Coffee with friends is nice, but friends without some upfront agreements about the ground rules and what being an accountability partner means will be just a friend. They will never tell you the things you need to hear.
I have been part of a group of five business owners for 10 years that truly care about each other and our success, but follow guidelines to be an accountability partner group. Maybe these will help you as well.
Start with what I call an accountability triangle, which has to have three points.
Top five accountabilities: All individuals who commit to working with a partner should be able to focus on the top five areas that positively impact their success.
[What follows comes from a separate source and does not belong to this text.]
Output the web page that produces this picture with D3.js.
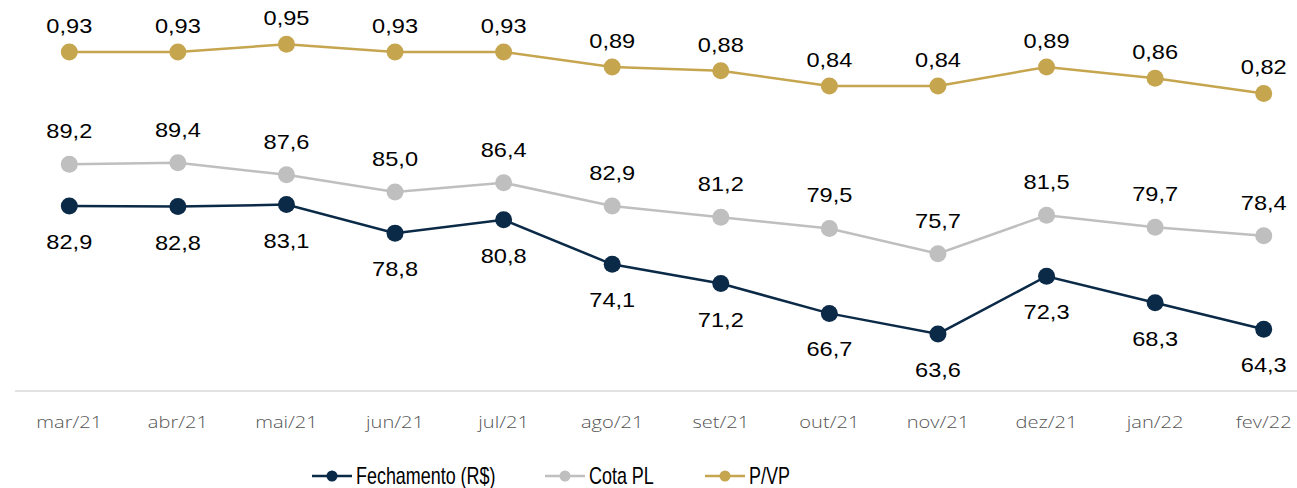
<!doctype html>
<html lang="pt">
<head>
<meta charset="utf-8" />
<title>Fechamento x Cota PL x P/VP</title>
<script src="https://d3js.org/d3.v7.min.js"></script>
<style type="text/css">
body { margin: 0; background: #fff; }
#svg_div { width: 1297px; height: 488px; }
.lbl { font-family: "Liberation Sans", Arial, sans-serif; font-size: 20px; fill: #000; }
.xaxis text { font-family: "Open Sans", "Noto Sans", sans-serif; font-size: 17px; font-weight: 300; fill: #555555; }
.legend text { font-family: "Liberation Sans", Arial, sans-serif; font-size: 23px; fill: #000; }
</style>
</head>
<body>
<div id="svg_div"></div>
<script>
// data
var months = ["mar/21","abr/21","mai/21","jun/21","jul/21","ago/21","set/21","out/21","nov/21","dez/21","jan/22","fev/22"];
var fechamento = [82.9, 82.8, 83.1, 78.8, 80.8, 74.1, 71.2, 66.7, 63.6, 72.3, 68.3, 64.3];
var cotaPL = [89.2, 89.4, 87.6, 85.0, 86.4, 82.9, 81.2, 79.5, 75.7, 81.5, 79.7, 78.4];
var pvp = [0.93, 0.93, 0.95, 0.93, 0.93, 0.89, 0.88, 0.84, 0.84, 0.89, 0.86, 0.82];

var width = 1297, height = 488;
var axisY = 391;
var stretch = 1.18; // the original picture is a bit wider than its fonts

var svg = d3.select("#svg_div").append("svg")
  .attr("width", width)
  .attr("height", height);

// x scale: one band per month
var xScale = d3.scaleBand()
  .domain(months)
  .range([15, 1318]);
function cx(i){ return xScale(months[i]) + xScale.bandwidth()/2; }

// left axis (R$) and right axis (P/VP), both hidden
var yLeft = d3.scaleLinear().domain([55, 115]).range([axisY, -7]);
var yRight = d3.scaleLinear().domain([0.03, 1.07]).range([392, -1]);

// x axis
var xAxis = d3.axisBottom(xScale).tickSize(0).tickPadding(25);
var gx = svg.append("g")
  .attr("class", "xaxis")
  .attr("transform", "translate(0," + axisY + ")")
  .call(xAxis);
gx.select(".domain").attr("stroke", "#d9d9d9").attr("stroke-width", 1.5)
  .attr("d", "M15,0H" + width);
gx.selectAll(".tick text").attr("transform", "scale(" + stretch + ",1)");

var fmt = function(digits){
  return function(d){ return d.toFixed(digits).replace(".", ","); };
};

var series = [
  {name: "Fechamento (R$)", values: fechamento, scale: yLeft, color: "#0b2a47", dy: 43, f: fmt(1)},
  {name: "Cota PL", values: cotaPL, scale: yLeft, color: "#bfbfbf", dy: -26, f: fmt(1)},
  {name: "P/VP", values: pvp, scale: yRight, color: "#c6a54f", dy: -19, f: fmt(2)}
];

// draw back to front: P/VP, Cota PL, Fechamento
series.slice().reverse().forEach(function(s){
  var line = d3.line()
    .x(function(d,i){ return cx(i); })
    .y(function(d){ return s.scale(d); });

  svg.append("path")
    .datum(s.values)
    .attr("fill", "none")
    .attr("stroke", s.color)
    .attr("stroke-width", 2.5)
    .attr("d", line);

  svg.selectAll(null)
    .data(s.values)
    .enter()
    .append("circle")
      .attr("cx", function(d,i){ return cx(i); })
      .attr("cy", function(d){ return s.scale(d); })
      .attr("r", 8.5)
      .attr("fill", s.color);

  svg.selectAll(null)
    .data(s.values)
    .enter()
    .append("text")
      .attr("class", "lbl")
      .attr("transform", function(d,i){
        return "translate(" + cx(i) + "," + (s.scale(d) + s.dy) + ") scale(" + stretch + ",1)";
      })
      .attr("text-anchor", "middle")
      .text(s.f);
});

// legend (text is condensed like the original)
var legendX = [312, 545, 705];
var legend = svg.append("g").attr("class", "legend");
series.forEach(function(s, i){
  var g = legend.append("g").attr("transform", "translate(" + legendX[i] + ",476)");
  g.append("line")
    .attr("x1", 0).attr("x2", 40)
    .attr("y1", 0).attr("y2", 0)
    .attr("stroke", s.color)
    .attr("stroke-width", 2.5);
  g.append("circle")
    .attr("cx", 20).attr("cy", 0).attr("r", 5.5)
    .attr("fill", s.color);
  g.append("text")
    .attr("transform", "translate(44,8) scale(0.78,1)")
    .text(s.name);
});
</script>
</body>
</html>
Accountability partner: The partner is responsible for providing feedback in the areas of awareness, skill, knowledge and application.
Accountability process: Regular meetings, set agendas, mutual goals, role feedback, candid conversation, defined steps, bridging ideas, measurable commitment, benefit to each, etc.
Step 1: Pick a partner who is strong and objective
Step 2: Determine the impact topics each of you will focus on
Step 3: Create a meeting format
Step 4: Set a timeline for the meetings
Step 5: Agree on the type of feedback that is appropriate for each of you.
Step 6: Review the process after three sessions and make appropriate modifications.
Follow these six steps, and odds are you will succeed in this partnership. Good luck!